■ **GOAL**: Only one portion of the data is to be written out: from the line bearing "Give me the Plotly source for this chart." through the line bearing "import plotly.graph_objects as go". Write it exactly as it appears.

■ **DATA SECTION**:
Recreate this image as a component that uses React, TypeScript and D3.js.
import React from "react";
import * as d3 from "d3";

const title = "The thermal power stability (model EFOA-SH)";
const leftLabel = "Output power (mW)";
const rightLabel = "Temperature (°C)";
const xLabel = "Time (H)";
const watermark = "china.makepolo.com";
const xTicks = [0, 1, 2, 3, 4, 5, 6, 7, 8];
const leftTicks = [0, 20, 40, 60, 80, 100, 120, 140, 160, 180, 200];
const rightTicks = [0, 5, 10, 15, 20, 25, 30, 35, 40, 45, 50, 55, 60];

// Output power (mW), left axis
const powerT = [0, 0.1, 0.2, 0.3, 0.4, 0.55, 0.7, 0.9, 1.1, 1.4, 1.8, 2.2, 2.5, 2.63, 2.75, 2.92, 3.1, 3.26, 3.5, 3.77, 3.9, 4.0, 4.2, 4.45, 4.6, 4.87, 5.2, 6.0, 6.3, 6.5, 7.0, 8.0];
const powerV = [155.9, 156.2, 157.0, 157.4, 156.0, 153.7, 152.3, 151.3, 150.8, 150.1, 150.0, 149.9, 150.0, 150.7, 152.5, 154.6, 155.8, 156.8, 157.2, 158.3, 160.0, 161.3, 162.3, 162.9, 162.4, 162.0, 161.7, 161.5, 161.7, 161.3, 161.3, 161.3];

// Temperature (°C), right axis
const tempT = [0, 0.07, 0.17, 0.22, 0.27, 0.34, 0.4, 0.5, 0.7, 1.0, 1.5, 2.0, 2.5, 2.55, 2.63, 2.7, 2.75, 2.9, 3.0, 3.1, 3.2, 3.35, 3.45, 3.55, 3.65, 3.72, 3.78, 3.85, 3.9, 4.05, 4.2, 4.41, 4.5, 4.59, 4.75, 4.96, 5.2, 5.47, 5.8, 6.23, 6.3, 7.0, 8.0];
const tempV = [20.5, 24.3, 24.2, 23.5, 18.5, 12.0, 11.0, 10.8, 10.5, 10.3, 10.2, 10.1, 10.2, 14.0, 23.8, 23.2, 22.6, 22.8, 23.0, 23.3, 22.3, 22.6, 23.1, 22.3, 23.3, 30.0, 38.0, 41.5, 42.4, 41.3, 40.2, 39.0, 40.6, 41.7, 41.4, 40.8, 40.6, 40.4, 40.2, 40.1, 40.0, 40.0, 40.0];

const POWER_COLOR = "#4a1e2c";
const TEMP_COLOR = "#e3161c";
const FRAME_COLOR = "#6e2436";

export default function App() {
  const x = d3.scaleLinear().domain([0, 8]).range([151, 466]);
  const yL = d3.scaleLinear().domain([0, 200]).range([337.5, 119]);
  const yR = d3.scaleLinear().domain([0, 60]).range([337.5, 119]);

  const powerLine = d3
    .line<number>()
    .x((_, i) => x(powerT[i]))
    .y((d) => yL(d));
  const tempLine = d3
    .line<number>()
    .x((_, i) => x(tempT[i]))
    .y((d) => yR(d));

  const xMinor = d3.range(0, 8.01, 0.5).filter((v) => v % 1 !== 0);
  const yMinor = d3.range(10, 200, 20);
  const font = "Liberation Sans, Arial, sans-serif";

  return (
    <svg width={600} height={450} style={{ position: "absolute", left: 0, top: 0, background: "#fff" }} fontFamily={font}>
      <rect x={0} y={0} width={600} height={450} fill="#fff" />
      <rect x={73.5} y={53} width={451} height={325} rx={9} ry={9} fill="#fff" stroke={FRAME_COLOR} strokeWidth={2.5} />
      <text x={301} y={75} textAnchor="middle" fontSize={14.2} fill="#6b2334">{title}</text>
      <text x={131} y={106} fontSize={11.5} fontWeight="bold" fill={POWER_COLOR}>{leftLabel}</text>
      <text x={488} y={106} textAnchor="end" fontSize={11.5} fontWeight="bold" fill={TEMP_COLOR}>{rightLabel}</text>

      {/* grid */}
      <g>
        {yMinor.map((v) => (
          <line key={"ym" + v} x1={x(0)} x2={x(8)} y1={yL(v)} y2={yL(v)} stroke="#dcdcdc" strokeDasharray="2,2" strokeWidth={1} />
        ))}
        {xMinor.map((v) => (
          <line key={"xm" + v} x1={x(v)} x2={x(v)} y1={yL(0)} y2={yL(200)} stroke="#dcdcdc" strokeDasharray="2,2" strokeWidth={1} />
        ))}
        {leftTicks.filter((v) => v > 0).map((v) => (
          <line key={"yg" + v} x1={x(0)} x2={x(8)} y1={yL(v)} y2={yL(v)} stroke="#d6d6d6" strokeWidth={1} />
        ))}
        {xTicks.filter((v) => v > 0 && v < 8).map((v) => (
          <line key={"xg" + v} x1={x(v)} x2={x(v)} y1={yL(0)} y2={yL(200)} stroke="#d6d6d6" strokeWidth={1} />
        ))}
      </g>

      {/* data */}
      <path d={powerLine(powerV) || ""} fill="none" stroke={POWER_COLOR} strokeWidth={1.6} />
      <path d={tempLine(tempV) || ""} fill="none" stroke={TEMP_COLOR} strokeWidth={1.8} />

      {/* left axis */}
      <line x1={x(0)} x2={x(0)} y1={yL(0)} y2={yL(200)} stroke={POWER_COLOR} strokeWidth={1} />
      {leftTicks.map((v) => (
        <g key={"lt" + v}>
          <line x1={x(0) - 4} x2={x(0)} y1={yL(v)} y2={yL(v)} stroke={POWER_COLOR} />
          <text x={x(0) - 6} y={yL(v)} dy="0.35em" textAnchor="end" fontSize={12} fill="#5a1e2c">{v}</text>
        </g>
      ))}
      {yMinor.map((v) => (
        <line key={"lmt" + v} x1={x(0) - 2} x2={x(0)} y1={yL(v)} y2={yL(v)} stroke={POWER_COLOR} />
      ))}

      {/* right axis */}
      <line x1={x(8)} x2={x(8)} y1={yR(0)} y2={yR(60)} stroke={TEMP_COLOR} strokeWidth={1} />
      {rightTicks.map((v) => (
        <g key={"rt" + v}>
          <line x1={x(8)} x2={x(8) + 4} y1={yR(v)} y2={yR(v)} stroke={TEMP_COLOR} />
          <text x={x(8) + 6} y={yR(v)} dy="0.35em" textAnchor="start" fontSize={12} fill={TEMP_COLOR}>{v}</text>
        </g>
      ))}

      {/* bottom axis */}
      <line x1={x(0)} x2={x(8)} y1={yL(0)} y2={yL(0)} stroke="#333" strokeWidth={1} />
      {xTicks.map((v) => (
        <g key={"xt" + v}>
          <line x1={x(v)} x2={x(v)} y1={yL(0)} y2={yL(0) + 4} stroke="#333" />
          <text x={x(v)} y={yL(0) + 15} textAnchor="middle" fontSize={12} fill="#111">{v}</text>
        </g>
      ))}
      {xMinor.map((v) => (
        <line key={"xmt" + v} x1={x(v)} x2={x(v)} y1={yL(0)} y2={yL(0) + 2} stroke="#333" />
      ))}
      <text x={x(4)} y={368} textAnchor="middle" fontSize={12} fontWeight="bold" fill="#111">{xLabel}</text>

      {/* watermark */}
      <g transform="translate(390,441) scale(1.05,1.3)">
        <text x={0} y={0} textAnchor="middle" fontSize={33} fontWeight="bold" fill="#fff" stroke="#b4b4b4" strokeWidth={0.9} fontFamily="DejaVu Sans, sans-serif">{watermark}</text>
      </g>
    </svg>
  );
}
==
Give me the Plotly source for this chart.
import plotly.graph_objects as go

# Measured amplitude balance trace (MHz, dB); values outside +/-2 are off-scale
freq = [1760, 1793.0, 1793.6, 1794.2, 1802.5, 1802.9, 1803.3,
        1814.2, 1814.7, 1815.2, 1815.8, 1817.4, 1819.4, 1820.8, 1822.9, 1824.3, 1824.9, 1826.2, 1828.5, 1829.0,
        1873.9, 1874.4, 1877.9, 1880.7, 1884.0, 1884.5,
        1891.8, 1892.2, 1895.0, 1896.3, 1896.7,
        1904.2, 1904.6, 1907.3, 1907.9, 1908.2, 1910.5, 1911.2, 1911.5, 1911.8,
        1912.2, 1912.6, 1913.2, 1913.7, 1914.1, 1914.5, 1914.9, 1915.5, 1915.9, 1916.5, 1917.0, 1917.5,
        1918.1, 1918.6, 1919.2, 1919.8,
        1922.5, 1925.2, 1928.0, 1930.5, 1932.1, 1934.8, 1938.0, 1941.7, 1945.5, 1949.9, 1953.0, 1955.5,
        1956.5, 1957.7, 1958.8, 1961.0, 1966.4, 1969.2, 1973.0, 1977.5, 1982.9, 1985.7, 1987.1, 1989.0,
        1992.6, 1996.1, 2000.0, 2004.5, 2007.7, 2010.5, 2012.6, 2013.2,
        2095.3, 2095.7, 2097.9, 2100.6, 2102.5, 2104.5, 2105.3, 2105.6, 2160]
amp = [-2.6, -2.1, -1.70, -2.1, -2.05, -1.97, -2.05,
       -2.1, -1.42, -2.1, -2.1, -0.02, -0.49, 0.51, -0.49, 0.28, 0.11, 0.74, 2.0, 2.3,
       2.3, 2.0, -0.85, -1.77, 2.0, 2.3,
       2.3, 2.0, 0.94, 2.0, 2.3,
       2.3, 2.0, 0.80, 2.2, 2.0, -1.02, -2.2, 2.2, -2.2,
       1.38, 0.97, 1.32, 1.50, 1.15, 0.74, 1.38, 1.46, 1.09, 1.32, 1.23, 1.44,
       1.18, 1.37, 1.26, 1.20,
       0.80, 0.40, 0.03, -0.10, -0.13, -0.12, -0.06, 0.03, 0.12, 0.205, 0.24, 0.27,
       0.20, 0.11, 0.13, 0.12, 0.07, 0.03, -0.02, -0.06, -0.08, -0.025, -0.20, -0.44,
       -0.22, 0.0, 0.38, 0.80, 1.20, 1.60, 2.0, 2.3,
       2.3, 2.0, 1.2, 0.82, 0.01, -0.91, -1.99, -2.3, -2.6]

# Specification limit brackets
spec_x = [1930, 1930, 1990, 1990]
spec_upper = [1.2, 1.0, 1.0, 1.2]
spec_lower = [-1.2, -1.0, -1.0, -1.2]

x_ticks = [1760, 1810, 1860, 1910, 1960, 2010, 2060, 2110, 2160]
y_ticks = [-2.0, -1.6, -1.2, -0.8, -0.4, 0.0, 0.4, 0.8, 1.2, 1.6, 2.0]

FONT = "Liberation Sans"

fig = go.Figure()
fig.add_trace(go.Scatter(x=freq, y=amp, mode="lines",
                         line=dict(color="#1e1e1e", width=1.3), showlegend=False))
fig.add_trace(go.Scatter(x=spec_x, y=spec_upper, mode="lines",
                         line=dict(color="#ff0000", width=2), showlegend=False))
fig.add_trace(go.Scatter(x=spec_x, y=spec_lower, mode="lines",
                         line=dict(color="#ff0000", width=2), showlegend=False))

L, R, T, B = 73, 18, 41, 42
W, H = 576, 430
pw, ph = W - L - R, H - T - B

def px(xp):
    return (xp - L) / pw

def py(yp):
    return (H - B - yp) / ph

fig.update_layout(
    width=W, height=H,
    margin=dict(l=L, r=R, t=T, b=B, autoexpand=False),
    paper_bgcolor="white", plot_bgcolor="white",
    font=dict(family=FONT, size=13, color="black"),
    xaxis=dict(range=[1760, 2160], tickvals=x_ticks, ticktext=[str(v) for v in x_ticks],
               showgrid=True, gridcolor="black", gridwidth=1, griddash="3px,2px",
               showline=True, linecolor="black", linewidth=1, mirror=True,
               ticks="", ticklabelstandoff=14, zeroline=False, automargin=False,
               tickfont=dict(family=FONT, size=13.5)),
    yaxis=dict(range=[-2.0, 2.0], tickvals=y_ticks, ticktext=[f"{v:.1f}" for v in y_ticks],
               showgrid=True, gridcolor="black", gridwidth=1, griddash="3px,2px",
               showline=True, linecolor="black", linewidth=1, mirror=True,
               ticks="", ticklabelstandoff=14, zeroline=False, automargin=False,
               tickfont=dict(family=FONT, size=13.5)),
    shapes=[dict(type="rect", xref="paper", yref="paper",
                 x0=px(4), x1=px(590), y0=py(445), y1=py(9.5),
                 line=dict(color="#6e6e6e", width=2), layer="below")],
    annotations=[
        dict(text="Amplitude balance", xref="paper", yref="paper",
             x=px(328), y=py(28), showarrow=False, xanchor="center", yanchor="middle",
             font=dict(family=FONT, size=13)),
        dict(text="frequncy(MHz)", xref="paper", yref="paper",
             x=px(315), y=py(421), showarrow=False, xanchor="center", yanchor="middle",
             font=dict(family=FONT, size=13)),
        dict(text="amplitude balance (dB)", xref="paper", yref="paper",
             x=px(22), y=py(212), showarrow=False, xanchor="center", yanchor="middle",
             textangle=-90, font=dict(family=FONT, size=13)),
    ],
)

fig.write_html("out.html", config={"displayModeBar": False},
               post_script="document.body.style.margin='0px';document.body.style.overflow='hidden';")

■ **SOLVED EXERCISE**:
Give me the Plotly source for this chart.
import plotly.graph_objects as go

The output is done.